Hurricane Season
Hurricane Season by Fernanda Melchor, tr. Sophie Hughes
The rundown: A group of villagers discover the Witch’s corpse, face stuck in a rictus grin, in a canal. The events culminating in her death are unfurled slowly through the points of view of five villagers.
The review: This is the kind of book that hurts going down. Hurricane Season is a raging torrent of linguistic and material violence, and it is glorious. The book begins with the discovery of the Witch’s corpse in a canal, and the central mystery of her death unravels piecemeal through a kaleidoscope of several unreliable narrators’ points-of-view of the events leading up to her murder.
Each character is connected to the Witch in some way, and each struggles through their own version of hell in the poverty-stricken coastal Mexican village where they eke out the barest facsimile of living. Their existence is saturated in violence; they are subjected to it, and they enact it.

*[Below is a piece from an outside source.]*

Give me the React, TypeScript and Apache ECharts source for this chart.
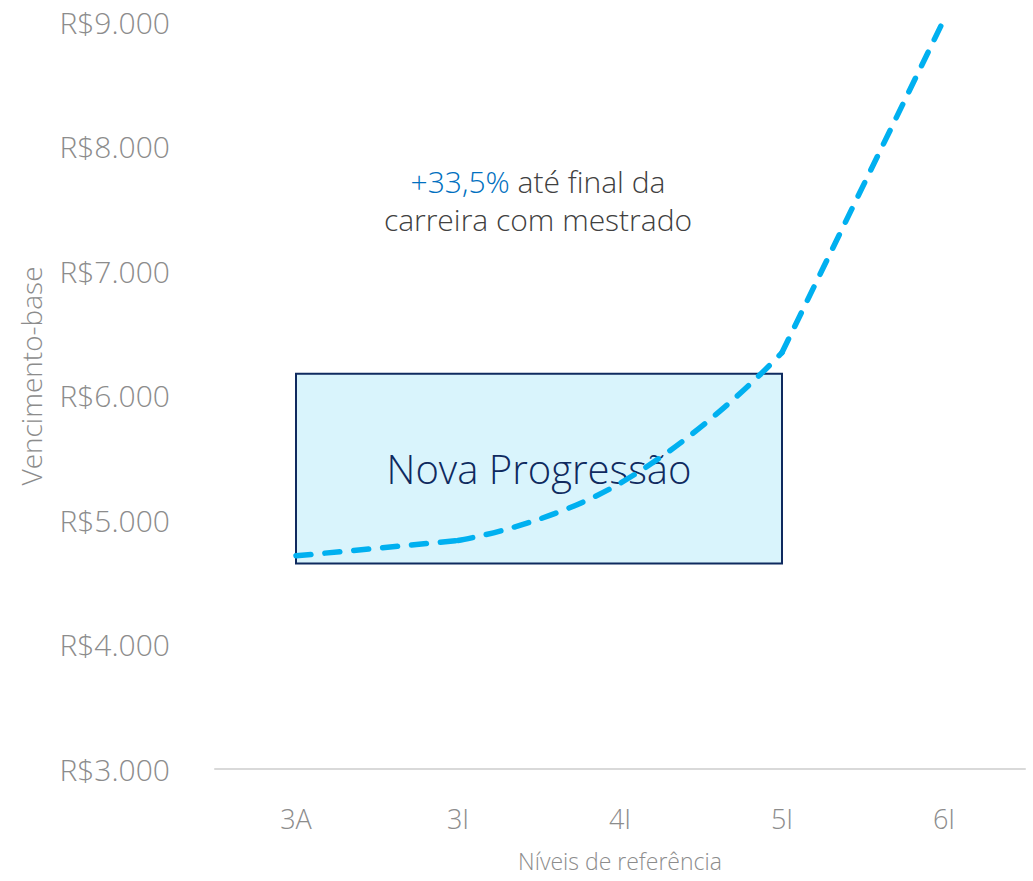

But Melchor makes it clear that patriarchy and late-capitalist strictures are the root causes of the hyperviolent conditions faced by her characters. The book opens with gendered violence against the Witch, whose non-traditional gender makes her even more hated, and the male characters all demonstrate rampant, violent homophobia even as they engage in homosexual acts themselves. The desperate poverty is the result of oppressive socioeconomic systems, most notably symbolized by the highway that connects the village to nearby oil fields that brings the Oil Company more profit but brings only more harm to La Matosa. An economic ideology - beginning with the Witch’s decision to discontinue her mother’s practice of bartering with village women for her services and instead charging them, with interest - warps many of the relationships in the novel. The “brain-frying heat” and unusual lack of rain, presumably consequences of climate change, lending a stifling feel to an already stomach-churning tale.
Melchor seems to languish in the hopeless, nearly apocalyptic inevitability of existence under capitalism. It is impossible to imagine any other type of life, and any of her characters who try to do so, ultimately fail. None of them overcome their circumstances; death is the only escape.
Goes well with: Is it cheating to say that you should read Melchor’s other translated works next? I don’t think so - her writing is so distinct that it’s hard to recommend anything else as a follow-up read. So, borrow Paradais next and then make your way to This Is Not Miami.